## Task objective
Without the pictures, print each of the records below exactly as it appears.

## Supplied information
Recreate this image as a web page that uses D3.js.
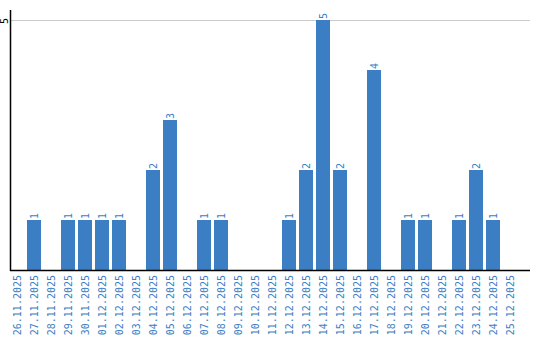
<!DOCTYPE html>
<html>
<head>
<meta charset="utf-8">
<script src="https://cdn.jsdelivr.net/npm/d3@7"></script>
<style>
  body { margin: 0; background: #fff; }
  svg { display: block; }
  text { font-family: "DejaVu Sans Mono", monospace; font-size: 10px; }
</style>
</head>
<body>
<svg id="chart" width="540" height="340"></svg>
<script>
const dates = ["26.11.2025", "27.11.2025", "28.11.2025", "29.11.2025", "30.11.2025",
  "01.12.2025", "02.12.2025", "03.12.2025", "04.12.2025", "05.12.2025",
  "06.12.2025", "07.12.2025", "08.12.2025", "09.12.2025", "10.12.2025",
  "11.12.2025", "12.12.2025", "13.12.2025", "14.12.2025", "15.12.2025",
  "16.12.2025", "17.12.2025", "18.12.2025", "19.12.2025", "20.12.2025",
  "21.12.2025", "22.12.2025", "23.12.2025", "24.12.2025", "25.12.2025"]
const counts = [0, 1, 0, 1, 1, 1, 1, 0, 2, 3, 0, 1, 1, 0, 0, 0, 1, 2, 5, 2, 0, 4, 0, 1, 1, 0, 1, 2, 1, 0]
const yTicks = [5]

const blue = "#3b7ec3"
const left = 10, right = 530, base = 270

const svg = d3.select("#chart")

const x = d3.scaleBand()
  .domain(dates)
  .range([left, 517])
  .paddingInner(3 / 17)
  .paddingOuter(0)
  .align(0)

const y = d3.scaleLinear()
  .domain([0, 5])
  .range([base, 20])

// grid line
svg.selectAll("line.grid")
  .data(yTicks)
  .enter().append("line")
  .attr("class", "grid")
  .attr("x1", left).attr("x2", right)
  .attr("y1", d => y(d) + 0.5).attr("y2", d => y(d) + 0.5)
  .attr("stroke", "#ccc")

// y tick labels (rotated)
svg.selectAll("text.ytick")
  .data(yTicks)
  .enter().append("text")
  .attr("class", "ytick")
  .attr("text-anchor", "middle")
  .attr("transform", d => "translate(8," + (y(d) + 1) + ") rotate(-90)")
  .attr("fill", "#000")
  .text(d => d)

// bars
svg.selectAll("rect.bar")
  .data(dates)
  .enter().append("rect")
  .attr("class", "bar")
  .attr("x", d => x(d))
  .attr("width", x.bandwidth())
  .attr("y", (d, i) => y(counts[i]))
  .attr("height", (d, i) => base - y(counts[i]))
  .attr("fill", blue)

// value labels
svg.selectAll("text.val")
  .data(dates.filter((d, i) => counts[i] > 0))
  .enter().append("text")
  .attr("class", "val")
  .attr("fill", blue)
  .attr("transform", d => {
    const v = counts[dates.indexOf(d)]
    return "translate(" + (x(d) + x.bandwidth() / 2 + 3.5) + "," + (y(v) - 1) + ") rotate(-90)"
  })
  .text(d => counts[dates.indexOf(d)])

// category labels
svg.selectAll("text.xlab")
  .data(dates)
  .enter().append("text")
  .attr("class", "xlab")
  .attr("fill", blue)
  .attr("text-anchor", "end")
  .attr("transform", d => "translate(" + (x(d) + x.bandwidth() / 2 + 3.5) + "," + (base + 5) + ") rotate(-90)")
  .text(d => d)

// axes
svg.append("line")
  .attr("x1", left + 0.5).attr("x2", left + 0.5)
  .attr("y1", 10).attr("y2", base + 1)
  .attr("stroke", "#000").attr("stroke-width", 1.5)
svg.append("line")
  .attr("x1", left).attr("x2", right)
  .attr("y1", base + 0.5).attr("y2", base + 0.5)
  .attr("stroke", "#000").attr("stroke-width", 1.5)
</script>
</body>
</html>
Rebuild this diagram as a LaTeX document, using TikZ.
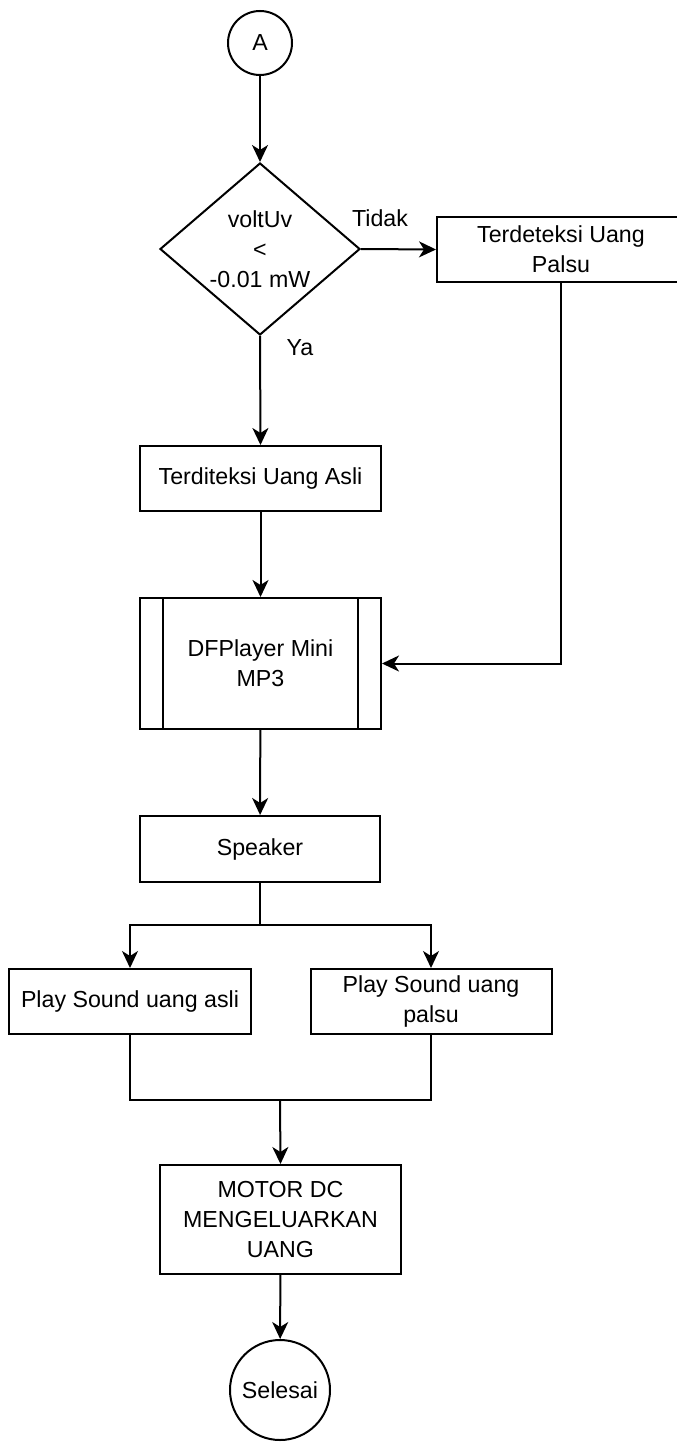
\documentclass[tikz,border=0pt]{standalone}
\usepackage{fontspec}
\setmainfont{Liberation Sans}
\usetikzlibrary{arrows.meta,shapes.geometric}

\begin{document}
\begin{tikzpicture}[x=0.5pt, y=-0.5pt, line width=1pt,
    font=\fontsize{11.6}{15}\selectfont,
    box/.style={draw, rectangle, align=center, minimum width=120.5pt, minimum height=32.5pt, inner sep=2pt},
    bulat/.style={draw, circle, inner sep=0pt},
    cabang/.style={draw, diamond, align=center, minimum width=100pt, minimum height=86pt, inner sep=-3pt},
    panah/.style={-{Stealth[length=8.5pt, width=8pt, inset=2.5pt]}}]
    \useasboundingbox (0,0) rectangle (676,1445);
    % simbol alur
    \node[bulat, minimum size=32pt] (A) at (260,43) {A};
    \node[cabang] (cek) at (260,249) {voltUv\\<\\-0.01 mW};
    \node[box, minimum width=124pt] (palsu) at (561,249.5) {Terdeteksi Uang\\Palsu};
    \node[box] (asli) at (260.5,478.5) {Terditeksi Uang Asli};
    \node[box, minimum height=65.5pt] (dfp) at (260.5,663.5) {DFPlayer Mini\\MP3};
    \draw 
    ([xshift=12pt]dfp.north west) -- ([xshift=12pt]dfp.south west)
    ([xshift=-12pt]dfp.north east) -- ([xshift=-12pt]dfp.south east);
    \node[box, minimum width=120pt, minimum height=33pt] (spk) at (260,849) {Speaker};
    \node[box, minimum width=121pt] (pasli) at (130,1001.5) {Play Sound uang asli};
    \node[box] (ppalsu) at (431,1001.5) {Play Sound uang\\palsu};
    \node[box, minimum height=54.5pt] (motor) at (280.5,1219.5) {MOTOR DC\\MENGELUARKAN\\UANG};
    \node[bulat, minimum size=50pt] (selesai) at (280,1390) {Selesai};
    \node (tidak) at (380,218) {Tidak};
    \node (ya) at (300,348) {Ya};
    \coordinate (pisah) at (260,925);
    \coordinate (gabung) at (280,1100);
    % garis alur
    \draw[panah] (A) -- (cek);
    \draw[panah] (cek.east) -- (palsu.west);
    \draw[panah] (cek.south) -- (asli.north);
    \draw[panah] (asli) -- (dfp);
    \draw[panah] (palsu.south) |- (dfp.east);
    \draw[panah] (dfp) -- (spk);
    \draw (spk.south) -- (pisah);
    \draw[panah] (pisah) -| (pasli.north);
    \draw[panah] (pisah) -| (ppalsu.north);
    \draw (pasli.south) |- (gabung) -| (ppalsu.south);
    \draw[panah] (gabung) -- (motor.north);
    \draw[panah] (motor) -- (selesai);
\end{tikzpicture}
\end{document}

## Problem solution
Recreate this image as a web page that uses D3.js.
<!DOCTYPE html>
<html>
<head>
<meta charset="utf-8">
<script src="https://cdn.jsdelivr.net/npm/d3@7"></script>
<style>
  body { margin: 0; background: #fff; }
  svg { display: block; }
  text { font-family: "DejaVu Sans Mono", monospace; font-size: 10px; }
</style>
</head>
<body>
<svg id="chart" width="540" height="340"></svg>
<script>
const dates = ["26.11.2025", "27.11.2025", "28.11.2025", "29.11.2025", "30.11.2025",
  "01.12.2025", "02.12.2025", "03.12.2025", "04.12.2025", "05.12.2025",
  "06.12.2025", "07.12.2025", "08.12.2025", "09.12.2025", "10.12.2025",
  "11.12.2025", "12.12.2025", "13.12.2025", "14.12.2025", "15.12.2025",
  "16.12.2025", "17.12.2025", "18.12.2025", "19.12.2025", "20.12.2025",
  "21.12.2025", "22.12.2025", "23.12.2025", "24.12.2025", "25.12.2025"]
const counts = [0, 1, 0, 1, 1, 1, 1, 0, 2, 3, 0, 1, 1, 0, 0, 0, 1, 2, 5, 2, 0, 4, 0, 1, 1, 0, 1, 2, 1, 0]
const yTicks = [5]

const blue = "#3b7ec3"
const left = 10, right = 530, base = 270

const svg = d3.select("#chart")

const x = d3.scaleBand()
  .domain(dates)
  .range([left, 517])
  .paddingInner(3 / 17)
  .paddingOuter(0)
  .align(0)

const y = d3.scaleLinear()
  .domain([0, 5])
  .range([base, 20])

// grid line
svg.selectAll("line.grid")
  .data(yTicks)
  .enter().append("line")
  .attr("class", "grid")
  .attr("x1", left).attr("x2", right)
  .attr("y1", d => y(d) + 0.5).attr("y2", d => y(d) + 0.5)
  .attr("stroke", "#ccc")

// y tick labels (rotated)
svg.selectAll("text.ytick")
  .data(yTicks)
  .enter().append("text")
  .attr("class", "ytick")
  .attr("text-anchor", "middle")
  .attr("transform", d => "translate(8," + (y(d) + 1) + ") rotate(-90)")
  .attr("fill", "#000")
  .text(d => d)

// bars
svg.selectAll("rect.bar")
  .data(dates)
  .enter().append("rect")
  .attr("class", "bar")
  .attr("x", d => x(d))
  .attr("width", x.bandwidth())
  .attr("y", (d, i) => y(counts[i]))
  .attr("height", (d, i) => base - y(counts[i]))
  .attr("fill", blue)

// value labels
svg.selectAll("text.val")
  .data(dates.filter((d, i) => counts[i] > 0))
  .enter().append("text")
  .attr("class", "val")
  .attr("fill", blue)
  .attr("transform", d => {
    const v = counts[dates.indexOf(d)]
    return "translate(" + (x(d) + x.bandwidth() / 2 + 3.5) + "," + (y(v) - 1) + ") rotate(-90)"
  })
  .text(d => counts[dates.indexOf(d)])

// category labels
svg.selectAll("text.xlab")
  .data(dates)
  .enter().append("text")
  .attr("class", "xlab")
  .attr("fill", blue)
  .attr("text-anchor", "end")
  .attr("transform", d => "translate(" + (x(d) + x.bandwidth() / 2 + 3.5) + "," + (base + 5) + ") rotate(-90)")
  .text(d => d)

// axes
svg.append("line")
  .attr("x1", left + 0.5).attr("x2", left + 0.5)
  .attr("y1", 10).attr("y2", base + 1)
  .attr("stroke", "#000").attr("stroke-width", 1.5)
svg.append("line")
  .attr("x1", left).attr("x2", right)
  .attr("y1", base + 0.5).attr("y2", base + 0.5)
  .attr("stroke", "#000").attr("stroke-width", 1.5)
</script>
</body>
</html>
Rebuild this diagram as a LaTeX document, using TikZ.
\documentclass[tikz,border=0pt]{standalone}
\usepackage{fontspec}
\setmainfont{Liberation Sans}
\usetikzlibrary{arrows.meta,shapes.geometric}

\begin{document}
\begin{tikzpicture}[x=0.5pt, y=-0.5pt, line width=1pt,
    font=\fontsize{11.6}{15}\selectfont,
    box/.style={draw, rectangle, align=center, minimum width=120.5pt, minimum height=32.5pt, inner sep=2pt},
    bulat/.style={draw, circle, inner sep=0pt},
    cabang/.style={draw, diamond, align=center, minimum width=100pt, minimum height=86pt, inner sep=-3pt},
    panah/.style={-{Stealth[length=8.5pt, width=8pt, inset=2.5pt]}}]
    \useasboundingbox (0,0) rectangle (676,1445);
    % simbol alur
    \node[bulat, minimum size=32pt] (A) at (260,43) {A};
    \node[cabang] (cek) at (260,249) {voltUv\\<\\-0.01 mW};
    \node[box, minimum width=124pt] (palsu) at (561,249.5) {Terdeteksi Uang\\Palsu};
    \node[box] (asli) at (260.5,478.5) {Terditeksi Uang Asli};
    \node[box, minimum height=65.5pt] (dfp) at (260.5,663.5) {DFPlayer Mini\\MP3};
    \draw 
    ([xshift=12pt]dfp.north west) -- ([xshift=12pt]dfp.south west)
    ([xshift=-12pt]dfp.north east) -- ([xshift=-12pt]dfp.south east);
    \node[box, minimum width=120pt, minimum height=33pt] (spk) at (260,849) {Speaker};
    \node[box, minimum width=121pt] (pasli) at (130,1001.5) {Play Sound uang asli};
    \node[box] (ppalsu) at (431,1001.5) {Play Sound uang\\palsu};
    \node[box, minimum height=54.5pt] (motor) at (280.5,1219.5) {MOTOR DC\\MENGELUARKAN\\UANG};
    \node[bulat, minimum size=50pt] (selesai) at (280,1390) {Selesai};
    \node (tidak) at (380,218) {Tidak};
    \node (ya) at (300,348) {Ya};
    \coordinate (pisah) at (260,925);
    \coordinate (gabung) at (280,1100);
    % garis alur
    \draw[panah] (A) -- (cek);
    \draw[panah] (cek.east) -- (palsu.west);
    \draw[panah] (cek.south) -- (asli.north);
    \draw[panah] (asli) -- (dfp);
    \draw[panah] (palsu.south) |- (dfp.east);
    \draw[panah] (dfp) -- (spk);
    \draw (spk.south) -- (pisah);
    \draw[panah] (pisah) -| (pasli.north);
    \draw[panah] (pisah) -| (ppalsu.north);
    \draw (pasli.south) |- (gabung) -| (ppalsu.south);
    \draw[panah] (gabung) -- (motor.north);
    \draw[panah] (motor) -- (selesai);
\end{tikzpicture}
\end{document}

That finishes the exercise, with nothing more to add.